Such shares are not held by this trust. Mr. Israel is in fact a direct
beneficial owner of those shares and this amendment is being filed to correct
such error.
(iv) The number of shares held indirectly by Mrs. Israel was described
in error in the original filing on Form 13D. Mrs. Israel was described as being
an indirect beneficial owner of 1,050,800 shares of Common Stock, beneficially
owned by Mr. Israel. Mr. Israel was in fact a direct beneficial owner of
1,165,236 shares of Common Stock, and therefore, Mrs. Israel was in fact an
indirect beneficial owner of such 1,165,236 shares of Common Stock, at that
time. This amendment is being filed in part to correct such error.
Item 5. Interest in Securities of the Issuer
A. (i) Mr. Israel has beneficial ownership of 1,315,236 shares of Common
Stock, or 36.69% of the outstanding Common Stock. 1,143,236 shares are owned
directly by Mr. Israel. Mr. Israel owns options to purchase 165,000 shares of
Common Stock and warrants to purchase 7,000 shares of Common Stock each of which
are exercisable within 60 days. In addition, Mr. Israel is an indirect
beneficial owner of 79,653 shares owned by Mrs. Israel. If the shares which Mr.

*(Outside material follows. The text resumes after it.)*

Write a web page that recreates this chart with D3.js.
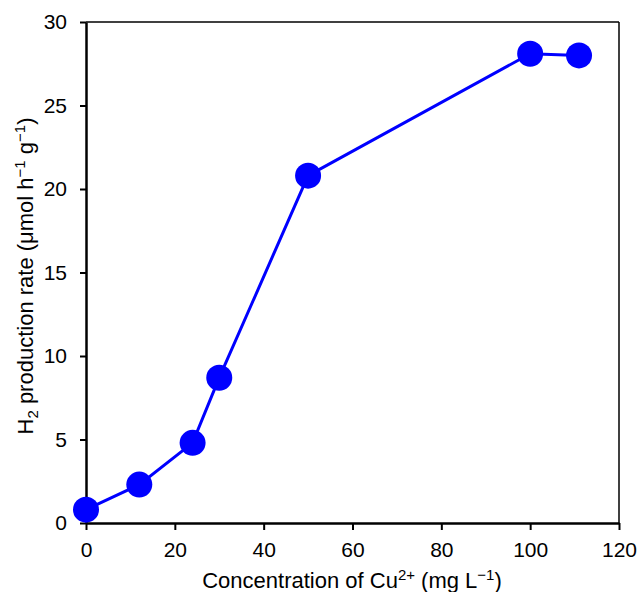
<!DOCTYPE html>
<html>
<head>
<meta charset="utf-8">
<script src="https://cdn.jsdelivr.net/npm/d3@7"></script>
<style>
  body { margin: 0; background: #fff; }
  text { font-family: "Liberation Sans", Arial, sans-serif; fill: #000; }
</style>
</head>
<body>
<svg id="chart" width="638" height="592"></svg>
<script>
// data
const concentration = [0, 12, 24, 30, 50, 100, 111];
const h2Rate = [0.8, 2.3, 4.8, 8.7, 20.8, 28.1, 28.0];
const xTicks = [0, 20, 40, 60, 80, 100, 120];
const yTicks = [0, 5, 10, 15, 20, 25, 30];

const svg = d3.select("#chart");
const margin = { left: 86, top: 22, right: 19, bottom: 69 };
const width = 638 - margin.left - margin.right;
const height = 592 - margin.top - margin.bottom;

const x = d3.scaleLinear().domain([0, 120]).range([0, width]);
const y = d3.scaleLinear().domain([0, 30]).range([height, 0]);

const g = svg.append("g").attr("transform", `translate(${margin.left},${margin.top})`);

// top and right frame lines
g.append("line").attr("x1", 0).attr("x2", width).attr("y1", 0).attr("y2", 0)
  .attr("stroke", "#000").attr("stroke-width", 1.5);
g.append("line").attr("x1", width).attr("x2", width).attr("y1", 0).attr("y2", height)
  .attr("stroke", "#000").attr("stroke-width", 1.5);

// x axis
const xAxis = g.append("g").attr("transform", `translate(0,${height})`)
  .call(d3.axisBottom(x).tickValues(xTicks).tickSize(7).tickPadding(12).tickSizeOuter(0));
// y axis
const yAxis = g.append("g")
  .call(d3.axisLeft(y).tickValues(yTicks).tickSize(6).tickPadding(13).tickSizeOuter(0));

[xAxis, yAxis].forEach(a => {
  a.attr("font-size", null).attr("font-family", null);
  a.select(".domain").attr("stroke", "#000").attr("stroke-width", 2.5);
  a.selectAll(".tick line").attr("stroke", "#000").attr("stroke-width", 2);
  a.selectAll(".tick text").style("font-size", "21px").attr("fill", "#000");
});

// line + markers
const pts = concentration.map((c, i) => [c, h2Rate[i]]);
g.append("path").datum(pts)
  .attr("fill", "none").attr("stroke", "#0000ff").attr("stroke-width", 3)
  .attr("d", d3.line().x(d => x(d[0])).y(d => y(d[1])));

g.selectAll("circle.pt").data(pts).enter().append("circle")
  .attr("class", "pt")
  .attr("cx", d => x(d[0])).attr("cy", d => y(d[1]))
  .attr("r", 13).attr("fill", "#0000ff");

// axis titles
const xt = svg.append("text")
  .attr("x", 352).attr("y", 588)
  .attr("text-anchor", "middle").style("font-size", "22px");
xt.append("tspan").text("Concentration of Cu");
xt.append("tspan").attr("dy", -8).style("font-size", "15px").text("2+");
xt.append("tspan").attr("dy", 8).text(" (mg L");
xt.append("tspan").attr("dy", -8).style("font-size", "15px").text("\u22121");
xt.append("tspan").attr("dy", 8).text(")");

const yt = svg.append("text")
  .attr("transform", `translate(33,276) rotate(-90)`)
  .attr("text-anchor", "middle").style("font-size", "22px");
yt.append("tspan").text("H");
yt.append("tspan").attr("dy", 5).style("font-size", "15px").text("2");
yt.append("tspan").attr("dy", -5).text(" production rate (\u03bcmol h");
yt.append("tspan").attr("dy", -8).style("font-size", "15px").text("\u22121");
yt.append("tspan").attr("dy", 8).text(" g");
yt.append("tspan").attr("dy", -8).style("font-size", "15px").text("\u22121");
yt.append("tspan").attr("dy", 8).text(")");
</script>
</body>
</html>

Israel indirectly owns are included, Mr. Israel has beneficial ownership of
1,394,889 shares or 38.71% of the outstanding. Mr. Israel disclaims beneficial
ownership for the shares owned by Mrs. Israel. Mr. Israel also holds options to
purchase 105,000 shares of Common Stock, such options are not currently
exercisable.
(ii) Mr. Israel has the sole right to vote 1,143,236 shares of Common Stock.
(iii) Mr. Israel has not effected any transactions in the securities reported
on during the past 60 days.
(iv) Mr. Israel does not know of any person who has the right to receive or
the power to direct the receipt of dividends from, or the proceeds from the sale
of, the shares of the Common Stock.
(v) Not applicable.
B. (i) Mrs. Israel has beneficial ownership of 79,653 shares of Common Stock
or 2.32% of the outstanding Common Stock. 61,903 shares of Common Stock are
owned directly by Mrs. Israel. Mrs. Israel owns options to purchase 35,500
shares of Common Stock which are not currently exercisable. 17,750 of such
options shall vest on November 18, 1999. In addition Mrs. Israel is an indirect
beneficial owner of 1,315,236 shares of Common Stock owned by Mr. Israel
(inclusive of options to purchase 30,000 shares of Common Stock which vested on
September 18, 1998, options to purchase 30,000 shares of common stock which
vested on September 18, 1999 and options to purchase 105,000 shares of common
stock which will vest on November 18, 1999). Mrs. Israel disclaims beneficial
ownership for shares owned by Mr. Israel.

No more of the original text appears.